I have had the pleasure and privilege (as you know by now) of serving as the president of the Board of Rabbis of Southern California for the past two years representing over 260 Reform, Reconstructionist, Conservative and Orthodox rabbis in our community. This afternoon I earned the new title of “immediate past president” as Rabbi Robert Gan was installed in my place. It’s hard to convey the mixture of emotions I felt as I handed over the reigns of responsibility to Bob, but it was mostly a profound sense of gratitude to my colleagues for the honor they have afforded me these past two years.

Being a rabbi is a complex, demanding and remarkable gift in my life. I am grateful every day for the opportunities I have to interact with people on so many profound levels of meaning. I have been invited to participate in the spiritual journeys of thousands of men and women and children of all ages and religious backgrounds over the twenty-seven years since I was first ordained as a rabbi.
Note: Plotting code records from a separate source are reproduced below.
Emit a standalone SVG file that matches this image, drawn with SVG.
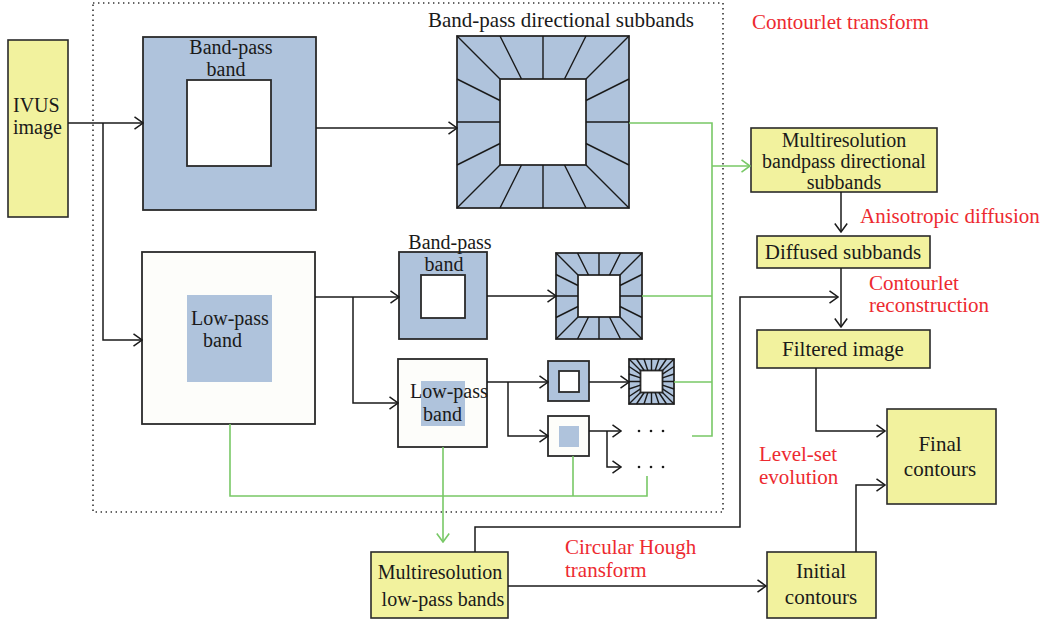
<svg xmlns="http://www.w3.org/2000/svg" width="1044" height="623" viewBox="0 0 1044 623" font-family="'Liberation Serif', Tinos, 'DejaVu Serif', serif">
  <style>
    text { font-family: "Liberation Serif", Tinos, "DejaVu Serif", serif; font-size: 20px; fill: #1a1a1a; }
    .red { fill: #ed2a30; }
    .mid { text-anchor: middle; }
    .yel { fill: #f2f29e; stroke: #2a2a2a; stroke-width: 1.6; }
    .blue { fill: #afc3dc; stroke: #2a2a2a; stroke-width: 1.8; }
    .white { fill: #ffffff; stroke: #2a2a2a; stroke-width: 1.8; }
    .low { fill: #fdfdfa; stroke: #2a2a2a; stroke-width: 1.8; }
    .patch { fill: #afc3dc; stroke: none; }
    .rays { fill: none; stroke: #1a1a1a; stroke-width: 1.4; }
    .conn { fill: none; stroke: #1a1a1a; stroke-width: 1.5; }
    .green { fill: none; stroke: #78c866; stroke-width: 1.6; }
    .frame { fill: none; stroke: #333; stroke-width: 1.6; stroke-dasharray: 1.4 3.6; }
  </style>
  <defs>
    <marker id="ah" viewBox="0 0 10 14" refX="9.5" refY="7" markerWidth="10" markerHeight="14" markerUnits="userSpaceOnUse" orient="auto">
      <path d="M1,0.8 L9.5,7 L1,13.2" fill="none" stroke="#1a1a1a" stroke-width="1.5"/>
    </marker>
    <marker id="ahg" viewBox="0 0 10 14" refX="9.5" refY="7" markerWidth="10" markerHeight="14" markerUnits="userSpaceOnUse" orient="auto">
      <path d="M1,0.8 L9.5,7 L1,13.2" fill="none" stroke="#78c866" stroke-width="1.6"/>
    </marker>
  </defs>

  <!-- contourlet transform stage boundary -->
  <rect class="frame" x="93" y="3" width="630" height="509"/>

  <!-- input -->
  <g id="ivus">
    <rect class="yel" x="8" y="40" width="60" height="177"/>
    <text x="13" y="112">IVUS</text>
    <text x="13" y="134">image</text>
  </g>

  <!-- first level band-pass -->
  <g id="bandpass1">
    <rect class="blue" x="143" y="37" width="173" height="173"/>
    <rect class="white" x="187" y="80" width="84" height="86"/>
    <text class="mid" x="231" y="54">Band-pass</text>
    <text class="mid" x="226" y="76">band</text>
  </g>

  <!-- first level directional subbands -->
  <g id="dir1">
    <text x="428" y="27" style="font-size:21px">Band-pass directional subbands</text>
    <rect class="blue" x="457" y="36" width="172" height="172"/>
    <rect class="white" x="500" y="79" width="86" height="86"/>
    <path class="rays" d="M457,36L500,79 M629,36L586,79 M457,208L500,165 M629,208L586,165
      M500,36L521.5,79 M543,36L543,79 M586,36L564.5,79
      M500,208L521.5,165 M543,208L543,165 M586,208L564.5,165
      M457,79L500,100.5 M457,122L500,122 M457,165L500,143.5
      M629,79L586,100.5 M629,122L586,122 M629,165L586,143.5"/>
  </g>

  <!-- first level low-pass -->
  <g id="lowpass1">
    <rect class="low" x="142" y="252" width="173" height="172"/>
    <rect class="patch" x="187" y="295" width="85" height="87"/>
    <text x="191" y="325">Low-pass</text>
    <text x="203" y="347">band</text>
  </g>

  <!-- second level band-pass -->
  <g id="bandpass2">
    <rect class="blue" x="399" y="252" width="88" height="87"/>
    <rect class="white" x="421" y="275" width="44" height="43"/>
    <text class="mid" x="450" y="249">Band-pass</text>
    <text class="mid" x="444" y="271">band</text>
  </g>

  <!-- second level directional subbands -->
  <g id="dir2">
    <rect class="blue" x="556" y="253" width="86" height="86"/>
    <rect class="white" x="578" y="275" width="42" height="42"/>
    <path class="rays" d="M556,253L578,275 M642,253L620,275 M556,339L578,317 M642,339L620,317
      M577.5,253L588.5,275 M599,253L599,275 M620.5,253L609.5,275
      M577.5,339L588.5,317 M599,339L599,317 M620.5,339L609.5,317
      M556,274.5L578,285.5 M556,296L578,296 M556,317.5L578,306.5
      M642,274.5L620,285.5 M642,296L620,296 M642,317.5L620,306.5"/>
  </g>

  <!-- second level low-pass -->
  <g id="lowpass2">
    <rect class="low" x="398" y="359" width="89" height="88"/>
    <rect class="patch" x="421" y="381" width="44" height="45"/>
    <text x="410" y="398">Low-pass</text>
    <text x="423" y="421">band</text>
  </g>

  <!-- third level band-pass -->
  <g id="bandpass3">
    <rect class="blue" x="548" y="361" width="41" height="40"/>
    <rect class="white" x="559" y="371" width="20" height="21"/>
  </g>

  <!-- third level directional subbands -->
  <g id="dir3">
    <rect class="blue" x="629" y="359" width="45" height="45"/>
    <rect class="white" x="640.5" y="370.5" width="22" height="22"/>
    <path class="rays" d="M629,359L640.5,370.5 M674,359L662.5,370.5 M629,404L640.5,392.5 M674,404L662.5,392.5
      M636.5,359L644.17,370.5 M644,359L647.83,370.5 M651.5,359L651.5,370.5 M659,359L655.17,370.5 M666.5,359L658.83,370.5
      M636.5,404L644.17,392.5 M644,404L647.83,392.5 M651.5,404L651.5,392.5 M659,404L655.17,392.5 M666.5,404L658.83,392.5
      M629,366.5L640.5,374.17 M629,374L640.5,377.83 M629,381.5L640.5,381.5 M629,389L640.5,385.17 M629,396.5L640.5,388.83
      M674,366.5L662.5,374.17 M674,374L662.5,377.83 M674,381.5L662.5,381.5 M674,389L662.5,385.17 M674,396.5L662.5,388.83"/>
  </g>

  <!-- third level low-pass -->
  <g id="lowpass3">
    <rect class="low" x="548" y="416" width="41" height="40"/>
    <rect class="patch" x="559" y="426" width="20" height="21"/>
  </g>

  <!-- further levels -->
  <g id="more1">
    <circle cx="639" cy="431" r="1.3" fill="#1a1a1a"/>
    <circle cx="651" cy="431" r="1.3" fill="#1a1a1a"/>
    <circle cx="663" cy="431" r="1.3" fill="#1a1a1a"/>
  </g>
  <g id="more2">
    <circle cx="639" cy="467" r="1.3" fill="#1a1a1a"/>
    <circle cx="651" cy="467" r="1.3" fill="#1a1a1a"/>
    <circle cx="663" cy="467" r="1.3" fill="#1a1a1a"/>
  </g>

  <!-- outputs of the decomposition -->
  <g id="multi-bandpass">
    <rect class="yel" x="751" y="128" width="186" height="64"/>
    <text class="mid" x="844" y="147">Multiresolution</text>
    <text class="mid" x="844" y="168">bandpass directional</text>
    <text class="mid" x="844" y="189">subbands</text>
  </g>
  <g id="diffused">
    <rect class="yel" x="757" y="236" width="173" height="32"/>
    <text class="mid" x="843" y="259" style="font-size:21px">Diffused subbands</text>
  </g>
  <g id="filtered">
    <rect class="yel" x="757" y="330" width="173" height="38"/>
    <text class="mid" x="843" y="356" style="font-size:21px">Filtered image</text>
  </g>
  <g id="final">
    <rect class="yel" x="887" y="409" width="109" height="95"/>
    <text class="mid" x="940" y="451" style="font-size:21px">Final</text>
    <text class="mid" x="940" y="476" style="font-size:21px">contours</text>
  </g>
  <g id="multi-lowpass">
    <rect class="yel" x="371" y="552" width="137" height="66"/>
    <text class="mid" x="440" y="579">Multiresolution</text>
    <text class="mid" x="443" y="606">low-pass bands</text>
  </g>
  <g id="initial">
    <rect class="yel" x="767" y="552" width="109" height="66"/>
    <text class="mid" x="821" y="578" style="font-size:21px">Initial</text>
    <text class="mid" x="821" y="604" style="font-size:21px">contours</text>
  </g>

  <!-- process labels -->
  <g id="labels">
    <text class="red" x="752" y="29" style="font-size:21px">Contourlet transform</text>
    <text class="red" x="860" y="223" style="font-size:21px">Anisotropic diffusion</text>
    <text class="red" x="869" y="290" style="font-size:21px">Contourlet</text>
    <text class="red" x="869" y="312" style="font-size:21px">reconstruction</text>
    <text class="red" x="759" y="461" style="font-size:21px">Level-set</text>
    <text class="red" x="759" y="484" style="font-size:21px">evolution</text>
    <text class="red" x="565" y="554" style="font-size:21px">Circular Hough</text>
    <text class="red" x="565" y="577" style="font-size:21px">transform</text>
  </g>

  <!-- connectors -->
  <g id="connectors">
    <path class="conn" d="M68,123H143" marker-end="url(#ah)"/>
    <path class="conn" d="M103,123V340H142" marker-end="url(#ah)"/>
    <path class="conn" d="M316,128H457" marker-end="url(#ah)"/>
    <path class="conn" d="M315,297H399" marker-end="url(#ah)"/>
    <path class="conn" d="M353,297V403H398" marker-end="url(#ah)"/>
    <path class="conn" d="M487,296H556" marker-end="url(#ah)"/>
    <path class="conn" d="M487,382H548" marker-end="url(#ah)"/>
    <path class="conn" d="M508,382V436H548" marker-end="url(#ah)"/>
    <path class="conn" d="M589,382H629" marker-end="url(#ah)"/>
    <path class="conn" d="M589,431H621" marker-end="url(#ah)"/>
    <path class="conn" d="M607,431V467H621" marker-end="url(#ah)"/>

    <path class="green" d="M629,123H712V436H692"/>
    <path class="green" d="M712,166H750" marker-end="url(#ahg)"/>
    <path class="green" d="M642,296H712"/>
    <path class="green" d="M674,382H712"/>
    <path class="green" d="M230,424V496H647V476"/>
    <path class="green" d="M573,456V496"/>
    <path class="green" d="M443,447V542" marker-end="url(#ahg)"/>

    <path class="conn" d="M841,192V232" marker-end="url(#ah)"/>
    <path class="conn" d="M841,268V327" marker-end="url(#ah)"/>
    <path class="conn" d="M475,552V527H740V297H838" marker-end="url(#ah)"/>
    <path class="conn" d="M816,368V431H885" marker-end="url(#ah)"/>
    <path class="conn" d="M508,586H766" marker-end="url(#ah)"/>
    <path class="conn" d="M856,552V485H885" marker-end="url(#ah)"/>
  </g>
</svg>
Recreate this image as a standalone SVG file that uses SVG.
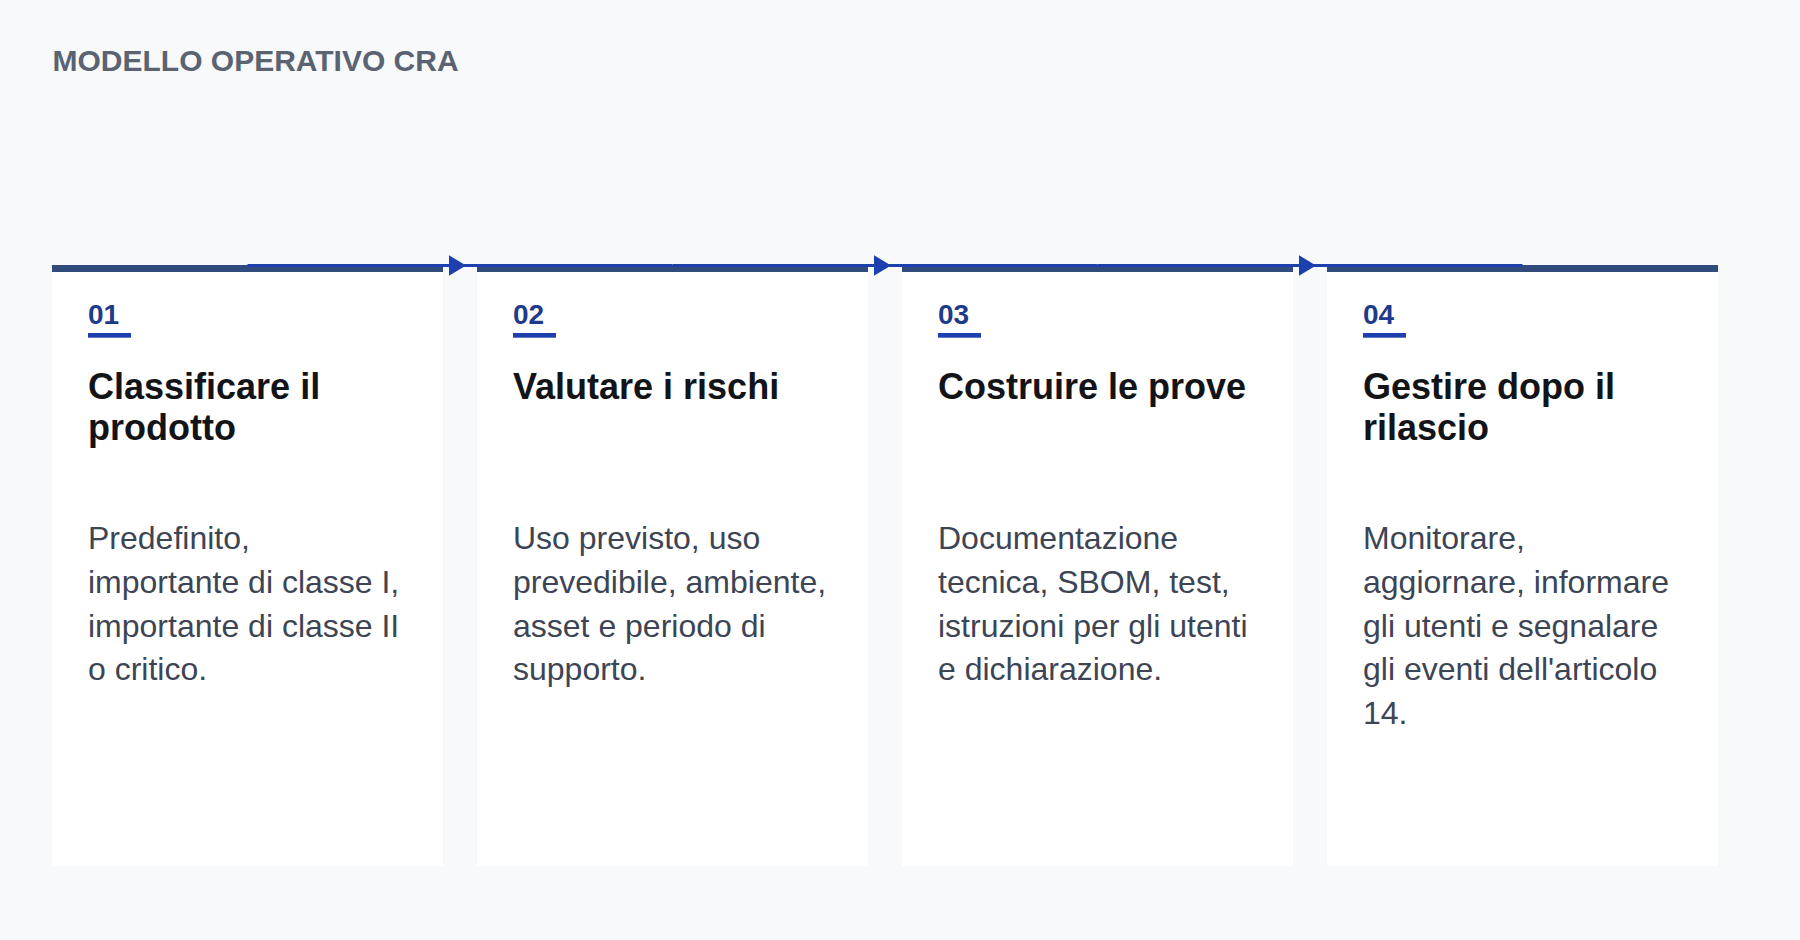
<svg xmlns="http://www.w3.org/2000/svg" width="1800" height="940" viewBox="0 0 1800 940">
<style>
.bg{fill:#f8f9fb}
.card{fill:#ffffff}
.bar{fill:#304b7c}
.hdr{font-family:"Liberation Sans",Arial,sans-serif;font-weight:700;font-size:30px;fill:#5a6372}
.num{font-family:"Liberation Sans",Arial,sans-serif;font-weight:700;font-size:28px;fill:#1e3a8a}
.uline{fill:#1e40af}
.ttl{font-family:"Liberation Sans",Arial,sans-serif;font-weight:700;font-size:36px;fill:#121418}
.body{font-family:"Liberation Sans",Arial,sans-serif;font-size:32px;fill:#3d4554}
.conn{stroke:#1e40af;stroke-width:3;fill:none}
.head{fill:#1e40af}
</style>
<defs>
<marker id="arr" markerUnits="userSpaceOnUse" markerWidth="20" markerHeight="22" viewBox="0 0 20 22" refX="11" refY="10.3" orient="auto">
<path class="head" d="M0,0 L17,10.3 L0,20.5 Z"/>
</marker>
</defs>
<rect class="bg" x="0" y="0" width="1800" height="940"/>
<text class="hdr" x="52.5" y="70.5">MODELLO OPERATIVO CRA</text>

<g id="step1">
<rect class="card" x="52" y="265" width="391" height="601"/>
<rect class="bar" x="52" y="265" width="391" height="7"/>
<text class="num" x="88" y="324">01</text>
<rect class="uline" x="88" y="333" width="43" height="4.7"/>
<text class="ttl" x="88" y="399">Classificare il<tspan x="88" dy="40.5">prodotto</tspan></text>
<text class="body" x="88" y="549">Predefinito,<tspan x="88" dy="43.8">importante di classe I,</tspan><tspan x="88" dy="43.8">importante di classe II</tspan><tspan x="88" dy="43.8">o critico.</tspan></text>
</g>

<g id="step2">
<rect class="card" x="477" y="265" width="391" height="601"/>
<rect class="bar" x="477" y="265" width="391" height="7"/>
<text class="num" x="513" y="324">02</text>
<rect class="uline" x="513" y="333" width="43" height="4.7"/>
<text class="ttl" x="513" y="399">Valutare i rischi</text>
<text class="body" x="513" y="549">Uso previsto, uso<tspan x="513" dy="43.8">prevedibile, ambiente,</tspan><tspan x="513" dy="43.8">asset e periodo di</tspan><tspan x="513" dy="43.8">supporto.</tspan></text>
</g>

<g id="step3">
<rect class="card" x="902" y="265" width="391" height="601"/>
<rect class="bar" x="902" y="265" width="391" height="7"/>
<text class="num" x="938" y="324">03</text>
<rect class="uline" x="938" y="333" width="43" height="4.7"/>
<text class="ttl" x="938" y="399">Costruire le prove</text>
<text class="body" x="938" y="549">Documentazione<tspan x="938" dy="43.8">tecnica, SBOM, test,</tspan><tspan x="938" dy="43.8">istruzioni per gli utenti</tspan><tspan x="938" dy="43.8">e dichiarazione.</tspan></text>
</g>

<g id="step4">
<rect class="card" x="1327" y="265" width="391" height="601"/>
<rect class="bar" x="1327" y="265" width="391" height="7"/>
<text class="num" x="1363" y="324">04</text>
<rect class="uline" x="1363" y="333" width="43" height="4.7"/>
<text class="ttl" x="1363" y="399">Gestire dopo il<tspan x="1363" dy="40.5">rilascio</tspan></text>
<text class="body" x="1363" y="549">Monitorare,<tspan x="1363" dy="43.8">aggiornare, informare</tspan><tspan x="1363" dy="43.8">gli utenti e segnalare</tspan><tspan x="1363" dy="43.8">gli eventi dell'articolo</tspan><tspan x="1363" dy="43.8">14.</tspan></text>
</g>

<g id="connectors">
<path class="conn" d="M247.5,265.5 L460,265.5 L672.5,265.5" marker-mid="url(#arr)"/>
<path class="conn" d="M672.5,265.5 L885,265.5 L1097.5,265.5" marker-mid="url(#arr)"/>
<path class="conn" d="M1097.5,265.5 L1310,265.5 L1522.5,265.5" marker-mid="url(#arr)"/>
</g>
</svg>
Each soul is unique, each life is precious, and each individual I have met along the way has added something to my life even as I have been allowed to be present at so many powerful and deeply moving spiritual crossroads of theirs.

The gift of these past two years has been to add to the usual constituency of my rabbinate the many rabbis with whom I have been able to interact and serve as well. I have stood alongside colleagues from every stream of Jewish life, men and women who are deeply committed to translating the Judaism of the past into a continued vibrant Jewish future and been moved to my core by their passion, their love of the Jewish people and their search for spiritual fulfillment and the recognition of God’s presence in their lives.

As president I traveled to Germany and wept with colleagues in the middle of the Dachau Concentration Camp as we recalled the memory of the sacred 6 million Jewish souls of the Holocaust, stood with my Israeli family in Jerusalem at the ruins of cafes bombed by suicide bombers intent on driving the Jewish people into oblivion and turning back the clock to more barbaric times and danced with Israeli children in celebration of their Independence Day. Last week’s emotional mission to Buenos Aires was my last official presidential act and it epitomized the strength and tenacity of why for thousands of years we continue to sing am Yisrael Khai (“the Jewish people lives”) and why being part of the caring, passionate rabbinic community of Los Angeles has been such a blessing.

Each of us searches for our own special path to holiness in this life. Each of us must find our own way out of the darkness of existential aloneness into the sacred light that we only find within a Kehillat kodesh, the sacred community that is what the extended Jewish family is ultimately all about.

I was reminded today how blessed and fortunate I have been in my life to have discovered my spiritual mission in life and the opportunity to fulfill that mission as a rabbi. The entire Torah portion this week is really one long plea by God for the Jewish people to embrace a life of godliness, to follow the path of mitzvot, to live each day in harmony with God’s purpose for our lives and for the unfolding of the plan of the universe. The form that plea takes is to promise peace, wholeness, fulfillment, joy, tranquility, security, abundance, long life and an ever-present experience of God’s presence in our lives if we follow God’s sacred path and the opposite if we don’t.

To so many today the world is an increasingly frightening place. Bekhukotai reminds us that spiritual fulfillment, peace and holiness are ours to embrace every single day if we choose. Being privileged to be a rabbi has become my personal path to holiness and the discovery of God’s presence in my life and I believe that every single person on earth has a similar opportunity to find their own unique sacred path in the service of others as well.